▶ [Task instructions]: Write out the opening lines of the data word for word, up to and including the line with "gray = '#595959'", and leave every picture and every later line out.
====================
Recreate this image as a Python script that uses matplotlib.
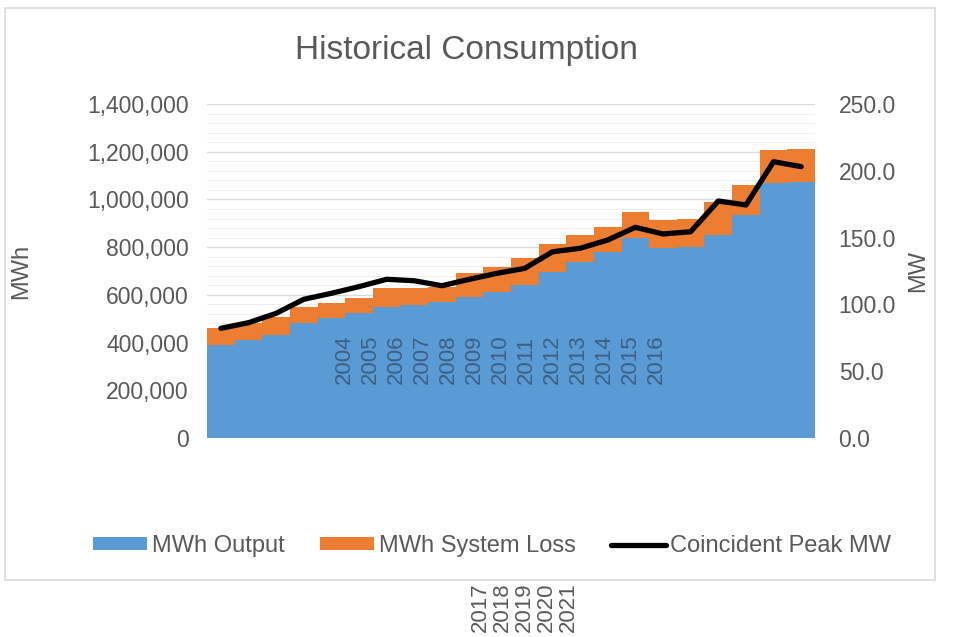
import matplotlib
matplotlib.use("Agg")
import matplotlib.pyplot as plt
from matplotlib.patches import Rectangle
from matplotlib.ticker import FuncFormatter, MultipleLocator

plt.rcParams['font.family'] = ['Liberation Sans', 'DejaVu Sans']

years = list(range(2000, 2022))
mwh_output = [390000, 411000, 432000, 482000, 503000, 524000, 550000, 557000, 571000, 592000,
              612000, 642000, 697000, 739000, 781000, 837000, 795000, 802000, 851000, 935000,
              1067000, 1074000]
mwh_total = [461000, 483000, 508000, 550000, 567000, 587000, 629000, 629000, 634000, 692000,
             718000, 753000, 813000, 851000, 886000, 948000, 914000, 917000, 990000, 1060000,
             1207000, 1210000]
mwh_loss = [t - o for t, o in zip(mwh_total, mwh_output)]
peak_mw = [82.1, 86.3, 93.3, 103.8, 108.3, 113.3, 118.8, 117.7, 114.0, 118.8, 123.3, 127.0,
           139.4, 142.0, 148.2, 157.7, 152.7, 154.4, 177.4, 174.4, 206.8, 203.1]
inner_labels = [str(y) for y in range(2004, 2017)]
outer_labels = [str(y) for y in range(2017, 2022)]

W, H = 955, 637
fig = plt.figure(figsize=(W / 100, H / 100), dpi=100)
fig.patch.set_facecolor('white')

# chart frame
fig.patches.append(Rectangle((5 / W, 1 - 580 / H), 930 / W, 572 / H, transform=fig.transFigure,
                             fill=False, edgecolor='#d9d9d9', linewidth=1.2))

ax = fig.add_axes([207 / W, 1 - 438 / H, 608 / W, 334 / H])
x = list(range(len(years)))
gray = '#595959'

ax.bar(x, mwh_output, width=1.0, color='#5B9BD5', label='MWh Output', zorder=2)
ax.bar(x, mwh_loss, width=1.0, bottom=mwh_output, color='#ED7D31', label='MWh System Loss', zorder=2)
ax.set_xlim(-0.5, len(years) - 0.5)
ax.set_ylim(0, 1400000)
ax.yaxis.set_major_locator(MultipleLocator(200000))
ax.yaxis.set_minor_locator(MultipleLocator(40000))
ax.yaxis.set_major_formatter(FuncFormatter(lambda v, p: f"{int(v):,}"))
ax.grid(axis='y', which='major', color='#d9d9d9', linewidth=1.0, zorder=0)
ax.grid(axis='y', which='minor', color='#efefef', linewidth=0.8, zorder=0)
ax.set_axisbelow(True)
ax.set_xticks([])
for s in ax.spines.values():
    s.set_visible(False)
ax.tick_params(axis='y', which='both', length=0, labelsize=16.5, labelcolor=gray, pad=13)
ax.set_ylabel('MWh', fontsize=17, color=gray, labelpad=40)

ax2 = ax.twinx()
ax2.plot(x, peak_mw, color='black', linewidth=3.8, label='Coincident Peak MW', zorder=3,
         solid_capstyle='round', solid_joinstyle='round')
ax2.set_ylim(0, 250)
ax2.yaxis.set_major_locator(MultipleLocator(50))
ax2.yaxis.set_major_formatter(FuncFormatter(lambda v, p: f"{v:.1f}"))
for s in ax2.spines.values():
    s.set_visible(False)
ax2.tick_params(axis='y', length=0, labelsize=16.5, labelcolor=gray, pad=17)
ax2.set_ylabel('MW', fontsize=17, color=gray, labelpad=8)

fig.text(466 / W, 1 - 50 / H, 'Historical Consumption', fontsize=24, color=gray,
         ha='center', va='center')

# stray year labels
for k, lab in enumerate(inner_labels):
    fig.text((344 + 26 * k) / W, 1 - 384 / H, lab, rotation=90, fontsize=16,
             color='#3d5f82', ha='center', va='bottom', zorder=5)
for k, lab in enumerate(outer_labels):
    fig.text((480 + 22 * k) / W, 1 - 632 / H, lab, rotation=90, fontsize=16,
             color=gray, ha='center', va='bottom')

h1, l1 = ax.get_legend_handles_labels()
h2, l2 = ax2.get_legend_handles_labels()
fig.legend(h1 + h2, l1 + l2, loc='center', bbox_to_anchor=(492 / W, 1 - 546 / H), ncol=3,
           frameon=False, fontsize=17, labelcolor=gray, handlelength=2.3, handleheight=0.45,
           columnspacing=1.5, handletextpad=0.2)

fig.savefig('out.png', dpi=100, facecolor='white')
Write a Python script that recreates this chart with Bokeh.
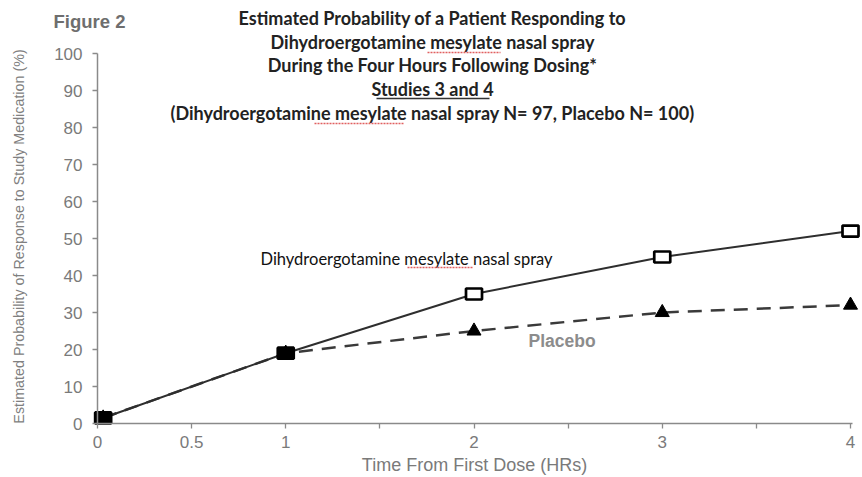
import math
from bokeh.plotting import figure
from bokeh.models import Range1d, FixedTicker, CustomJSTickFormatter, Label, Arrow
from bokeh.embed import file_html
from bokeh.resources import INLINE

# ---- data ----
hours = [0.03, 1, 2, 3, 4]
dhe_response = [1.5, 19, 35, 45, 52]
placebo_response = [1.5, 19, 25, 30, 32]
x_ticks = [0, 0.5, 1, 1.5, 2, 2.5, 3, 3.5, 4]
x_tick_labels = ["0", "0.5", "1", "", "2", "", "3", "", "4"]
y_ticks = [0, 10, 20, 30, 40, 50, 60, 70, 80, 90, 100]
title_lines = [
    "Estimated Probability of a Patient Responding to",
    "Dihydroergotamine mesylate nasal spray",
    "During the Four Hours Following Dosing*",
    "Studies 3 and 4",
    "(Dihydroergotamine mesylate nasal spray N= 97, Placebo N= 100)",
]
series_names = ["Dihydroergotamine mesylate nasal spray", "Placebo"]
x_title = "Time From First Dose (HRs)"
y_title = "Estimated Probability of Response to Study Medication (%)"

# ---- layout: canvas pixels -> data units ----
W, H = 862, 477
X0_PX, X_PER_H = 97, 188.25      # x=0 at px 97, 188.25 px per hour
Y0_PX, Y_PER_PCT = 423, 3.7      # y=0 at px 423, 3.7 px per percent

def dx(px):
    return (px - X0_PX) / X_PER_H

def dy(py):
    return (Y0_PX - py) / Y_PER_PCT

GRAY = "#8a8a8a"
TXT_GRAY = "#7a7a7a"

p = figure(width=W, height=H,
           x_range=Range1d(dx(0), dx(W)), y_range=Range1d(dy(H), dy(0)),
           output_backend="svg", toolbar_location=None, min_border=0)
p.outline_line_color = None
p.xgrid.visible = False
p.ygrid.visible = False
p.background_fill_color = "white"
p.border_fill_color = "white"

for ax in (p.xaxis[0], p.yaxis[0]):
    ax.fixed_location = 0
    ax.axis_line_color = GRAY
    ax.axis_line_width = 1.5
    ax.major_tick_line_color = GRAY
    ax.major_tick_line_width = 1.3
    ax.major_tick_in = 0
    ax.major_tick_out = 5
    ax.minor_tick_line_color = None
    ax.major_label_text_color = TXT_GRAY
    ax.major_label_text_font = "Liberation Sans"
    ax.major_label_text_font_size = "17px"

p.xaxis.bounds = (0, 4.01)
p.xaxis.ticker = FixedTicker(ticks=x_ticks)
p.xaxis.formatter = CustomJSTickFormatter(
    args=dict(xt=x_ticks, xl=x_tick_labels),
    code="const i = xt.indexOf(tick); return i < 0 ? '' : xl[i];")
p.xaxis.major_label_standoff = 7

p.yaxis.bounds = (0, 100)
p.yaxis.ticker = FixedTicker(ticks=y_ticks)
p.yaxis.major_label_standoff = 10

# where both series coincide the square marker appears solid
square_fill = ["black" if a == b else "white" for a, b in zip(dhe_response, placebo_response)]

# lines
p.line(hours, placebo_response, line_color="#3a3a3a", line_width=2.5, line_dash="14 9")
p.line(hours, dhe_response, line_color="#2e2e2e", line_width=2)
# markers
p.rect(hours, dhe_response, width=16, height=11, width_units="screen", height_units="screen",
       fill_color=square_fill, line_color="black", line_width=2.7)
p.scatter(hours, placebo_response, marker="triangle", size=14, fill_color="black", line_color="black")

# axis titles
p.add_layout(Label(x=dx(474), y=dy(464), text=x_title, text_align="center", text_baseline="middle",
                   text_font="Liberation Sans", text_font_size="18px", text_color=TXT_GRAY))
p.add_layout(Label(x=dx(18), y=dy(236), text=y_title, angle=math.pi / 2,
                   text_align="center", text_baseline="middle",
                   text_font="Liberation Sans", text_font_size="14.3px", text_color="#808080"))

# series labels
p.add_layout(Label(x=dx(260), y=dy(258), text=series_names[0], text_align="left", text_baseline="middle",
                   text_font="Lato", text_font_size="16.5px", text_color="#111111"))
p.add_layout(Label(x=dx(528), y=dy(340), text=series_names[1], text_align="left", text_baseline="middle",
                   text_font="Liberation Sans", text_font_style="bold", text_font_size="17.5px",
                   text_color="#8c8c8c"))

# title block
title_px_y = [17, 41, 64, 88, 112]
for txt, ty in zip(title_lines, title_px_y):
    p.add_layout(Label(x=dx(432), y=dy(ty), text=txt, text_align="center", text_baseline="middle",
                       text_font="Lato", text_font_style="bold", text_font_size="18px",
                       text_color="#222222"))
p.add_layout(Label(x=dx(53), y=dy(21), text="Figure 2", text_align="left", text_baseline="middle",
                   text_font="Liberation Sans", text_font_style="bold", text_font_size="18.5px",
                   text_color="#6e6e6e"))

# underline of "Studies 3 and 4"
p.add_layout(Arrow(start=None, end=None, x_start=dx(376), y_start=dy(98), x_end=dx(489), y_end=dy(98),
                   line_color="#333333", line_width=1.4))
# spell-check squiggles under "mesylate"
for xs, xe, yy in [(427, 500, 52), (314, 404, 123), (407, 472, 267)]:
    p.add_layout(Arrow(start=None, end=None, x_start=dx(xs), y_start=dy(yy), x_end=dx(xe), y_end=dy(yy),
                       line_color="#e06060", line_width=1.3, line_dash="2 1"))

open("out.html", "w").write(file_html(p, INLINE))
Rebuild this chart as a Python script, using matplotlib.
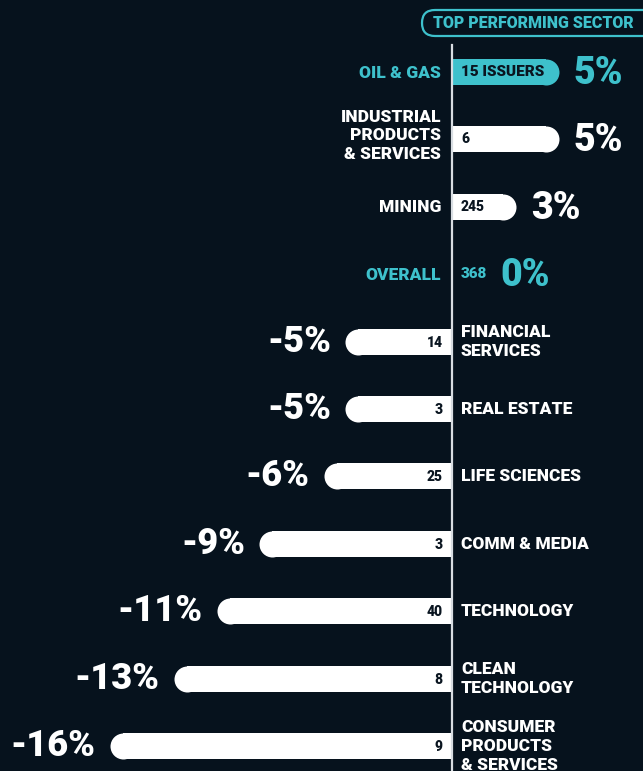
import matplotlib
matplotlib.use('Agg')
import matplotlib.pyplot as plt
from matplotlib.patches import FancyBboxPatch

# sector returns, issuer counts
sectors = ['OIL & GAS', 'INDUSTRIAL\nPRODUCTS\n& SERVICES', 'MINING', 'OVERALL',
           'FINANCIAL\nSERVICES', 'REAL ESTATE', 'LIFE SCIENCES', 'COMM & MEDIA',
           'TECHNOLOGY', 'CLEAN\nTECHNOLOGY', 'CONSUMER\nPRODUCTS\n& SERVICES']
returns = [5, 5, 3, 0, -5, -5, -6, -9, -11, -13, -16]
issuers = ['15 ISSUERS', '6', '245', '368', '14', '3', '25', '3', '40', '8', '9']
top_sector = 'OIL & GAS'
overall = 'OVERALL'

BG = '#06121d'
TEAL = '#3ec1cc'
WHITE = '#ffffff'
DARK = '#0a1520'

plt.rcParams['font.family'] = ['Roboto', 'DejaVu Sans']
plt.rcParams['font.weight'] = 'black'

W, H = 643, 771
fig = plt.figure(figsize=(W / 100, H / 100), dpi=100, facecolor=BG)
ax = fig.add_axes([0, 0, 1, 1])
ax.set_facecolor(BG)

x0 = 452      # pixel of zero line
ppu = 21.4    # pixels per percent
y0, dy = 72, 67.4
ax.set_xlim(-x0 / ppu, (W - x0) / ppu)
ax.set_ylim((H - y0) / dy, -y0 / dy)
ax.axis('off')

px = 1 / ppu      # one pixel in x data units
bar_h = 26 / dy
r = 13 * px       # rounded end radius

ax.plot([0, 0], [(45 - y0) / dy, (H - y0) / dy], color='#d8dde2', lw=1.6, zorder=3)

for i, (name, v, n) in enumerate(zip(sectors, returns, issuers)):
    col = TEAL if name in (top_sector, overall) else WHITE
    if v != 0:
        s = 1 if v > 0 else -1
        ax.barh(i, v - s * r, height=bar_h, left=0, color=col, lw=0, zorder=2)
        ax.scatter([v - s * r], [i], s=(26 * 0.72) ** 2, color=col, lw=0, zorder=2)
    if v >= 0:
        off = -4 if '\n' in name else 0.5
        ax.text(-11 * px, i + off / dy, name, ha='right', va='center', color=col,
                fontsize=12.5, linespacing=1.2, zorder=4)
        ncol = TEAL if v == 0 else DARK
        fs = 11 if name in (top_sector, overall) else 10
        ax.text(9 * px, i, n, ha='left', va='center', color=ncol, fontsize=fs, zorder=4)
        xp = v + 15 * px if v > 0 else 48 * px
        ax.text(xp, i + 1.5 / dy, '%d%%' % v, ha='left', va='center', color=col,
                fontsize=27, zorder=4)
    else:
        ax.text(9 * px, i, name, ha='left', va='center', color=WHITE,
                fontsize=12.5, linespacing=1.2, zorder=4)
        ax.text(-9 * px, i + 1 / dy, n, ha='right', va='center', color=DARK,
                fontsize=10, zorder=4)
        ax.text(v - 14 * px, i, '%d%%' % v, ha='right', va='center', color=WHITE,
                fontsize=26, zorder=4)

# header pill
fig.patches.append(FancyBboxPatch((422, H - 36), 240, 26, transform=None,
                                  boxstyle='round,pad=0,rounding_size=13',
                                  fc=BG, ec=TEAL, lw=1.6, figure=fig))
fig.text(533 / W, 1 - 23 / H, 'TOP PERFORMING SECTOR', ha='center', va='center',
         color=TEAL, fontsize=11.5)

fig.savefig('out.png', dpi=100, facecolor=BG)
====================
▶ [Solution to this task]:
Recreate this image as a Python script that uses matplotlib.
import matplotlib
matplotlib.use("Agg")
import matplotlib.pyplot as plt
from matplotlib.patches import Rectangle
from matplotlib.ticker import FuncFormatter, MultipleLocator

plt.rcParams['font.family'] = ['Liberation Sans', 'DejaVu Sans']

years = list(range(2000, 2022))
mwh_output = [390000, 411000, 432000, 482000, 503000, 524000, 550000, 557000, 571000, 592000,
              612000, 642000, 697000, 739000, 781000, 837000, 795000, 802000, 851000, 935000,
              1067000, 1074000]
mwh_total = [461000, 483000, 508000, 550000, 567000, 587000, 629000, 629000, 634000, 692000,
             718000, 753000, 813000, 851000, 886000, 948000, 914000, 917000, 990000, 1060000,
             1207000, 1210000]
mwh_loss = [t - o for t, o in zip(mwh_total, mwh_output)]
peak_mw = [82.1, 86.3, 93.3, 103.8, 108.3, 113.3, 118.8, 117.7, 114.0, 118.8, 123.3, 127.0,
           139.4, 142.0, 148.2, 157.7, 152.7, 154.4, 177.4, 174.4, 206.8, 203.1]
inner_labels = [str(y) for y in range(2004, 2017)]
outer_labels = [str(y) for y in range(2017, 2022)]

W, H = 955, 637
fig = plt.figure(figsize=(W / 100, H / 100), dpi=100)
fig.patch.set_facecolor('white')

# chart frame
fig.patches.append(Rectangle((5 / W, 1 - 580 / H), 930 / W, 572 / H, transform=fig.transFigure,
                             fill=False, edgecolor='#d9d9d9', linewidth=1.2))

ax = fig.add_axes([207 / W, 1 - 438 / H, 608 / W, 334 / H])
x = list(range(len(years)))
gray = '#595959'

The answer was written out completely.